The sports pages of major newspapers, such as the Washington Post, are thriving while other sections of newspapers such as business sections or book review pages struggle to survive.

That doesn’t mean that the sports pages allow the fans, the consumers, the taxpayers and many of the players have their say. Over the years, the sports sections have been neglecting the dark sides of organized sports as a deliberate practice, not as an oversight.

Ken Reed, author of several books, weekly columns, and the Sports Policy Director for our League of Fans, is arguably the leading contemporary essayist of sports at its best and at its worst. Ever hear of him? Probably not. His truth-telling rarely makes it onto radio, television and the sports pages or into the sports publications such as Sporting News, because he writes about the greed, the covered-up dangers, the exploitation of youngsters by greedy owners and coaches, and way in which sportsmanship is most often pushed to the sidelines—all issues that the sports industry works tirelessly to suppress and squelch.

Probably no segment of journalism makes censorship so central a part of its craft, and yet receives so little criticism for its failings; no segment of journalism so arrogantly continues to exclude vast regions of crucial reporting from its pages. In his new book, EGO vs. Soul in Sports: Essays on Sport at Its Best and Worst, Reed systematically tackles the most neglected and underreported territories of the athletic world.
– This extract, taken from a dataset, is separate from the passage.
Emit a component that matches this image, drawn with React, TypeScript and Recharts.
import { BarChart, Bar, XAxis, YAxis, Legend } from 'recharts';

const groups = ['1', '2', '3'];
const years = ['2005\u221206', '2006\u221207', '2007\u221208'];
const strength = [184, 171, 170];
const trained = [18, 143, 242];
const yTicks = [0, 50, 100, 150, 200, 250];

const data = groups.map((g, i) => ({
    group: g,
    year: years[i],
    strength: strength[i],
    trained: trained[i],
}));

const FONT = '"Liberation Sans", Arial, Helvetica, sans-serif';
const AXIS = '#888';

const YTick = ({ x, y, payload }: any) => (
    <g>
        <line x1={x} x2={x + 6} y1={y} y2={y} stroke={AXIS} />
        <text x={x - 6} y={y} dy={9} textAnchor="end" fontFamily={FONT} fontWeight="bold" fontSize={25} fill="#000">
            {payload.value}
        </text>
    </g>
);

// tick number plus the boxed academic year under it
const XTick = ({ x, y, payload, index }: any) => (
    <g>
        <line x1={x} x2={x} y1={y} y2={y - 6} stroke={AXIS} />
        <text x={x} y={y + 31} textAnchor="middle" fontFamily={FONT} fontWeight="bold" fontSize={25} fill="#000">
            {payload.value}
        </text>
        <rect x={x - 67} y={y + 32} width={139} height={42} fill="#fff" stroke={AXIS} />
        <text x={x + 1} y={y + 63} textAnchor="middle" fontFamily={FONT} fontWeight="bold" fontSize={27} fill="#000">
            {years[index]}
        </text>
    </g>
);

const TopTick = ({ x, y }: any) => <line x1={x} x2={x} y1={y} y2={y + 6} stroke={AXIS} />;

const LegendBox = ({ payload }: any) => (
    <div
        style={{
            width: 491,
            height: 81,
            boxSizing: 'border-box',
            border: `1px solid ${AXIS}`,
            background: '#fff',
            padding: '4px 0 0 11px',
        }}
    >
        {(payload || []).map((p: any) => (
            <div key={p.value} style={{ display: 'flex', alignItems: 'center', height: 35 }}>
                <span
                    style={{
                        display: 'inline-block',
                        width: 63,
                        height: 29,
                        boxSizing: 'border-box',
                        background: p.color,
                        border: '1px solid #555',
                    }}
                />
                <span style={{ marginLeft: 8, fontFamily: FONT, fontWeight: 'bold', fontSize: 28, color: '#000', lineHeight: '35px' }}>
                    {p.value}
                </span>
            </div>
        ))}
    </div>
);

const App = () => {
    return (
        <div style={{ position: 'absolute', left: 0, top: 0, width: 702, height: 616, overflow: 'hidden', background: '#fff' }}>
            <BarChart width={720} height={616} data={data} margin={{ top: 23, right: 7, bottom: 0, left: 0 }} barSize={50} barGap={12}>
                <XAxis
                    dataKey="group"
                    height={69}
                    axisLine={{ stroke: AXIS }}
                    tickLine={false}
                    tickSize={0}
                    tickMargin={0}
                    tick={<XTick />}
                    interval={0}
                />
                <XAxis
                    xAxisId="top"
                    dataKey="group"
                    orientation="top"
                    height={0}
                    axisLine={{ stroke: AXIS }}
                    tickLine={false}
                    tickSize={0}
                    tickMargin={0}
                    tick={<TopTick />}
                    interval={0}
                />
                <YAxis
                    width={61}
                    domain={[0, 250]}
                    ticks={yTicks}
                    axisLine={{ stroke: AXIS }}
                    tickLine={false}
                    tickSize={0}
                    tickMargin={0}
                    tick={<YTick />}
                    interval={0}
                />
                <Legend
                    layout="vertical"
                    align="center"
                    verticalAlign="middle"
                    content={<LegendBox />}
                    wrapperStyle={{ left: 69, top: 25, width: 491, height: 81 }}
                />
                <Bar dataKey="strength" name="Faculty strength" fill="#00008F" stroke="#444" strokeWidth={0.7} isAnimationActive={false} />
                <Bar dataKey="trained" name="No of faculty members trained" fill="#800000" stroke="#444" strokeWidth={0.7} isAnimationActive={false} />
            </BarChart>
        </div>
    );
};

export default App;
And he knows what he’s talking about. He holds a doctorate in sport administration with an emphasis in sport policy. He has taught sports, played sports, worked in sports marketing, and he has a regular blog for the Huffington Post. But mostly, he can’t crack the sports media because he is onto too many serious topics affecting sports—from middle school to the NFL, MLB, NBA and NHL—that the giant profiteering sports business doesn’t want to reach you, so as to preserve sports fantasies.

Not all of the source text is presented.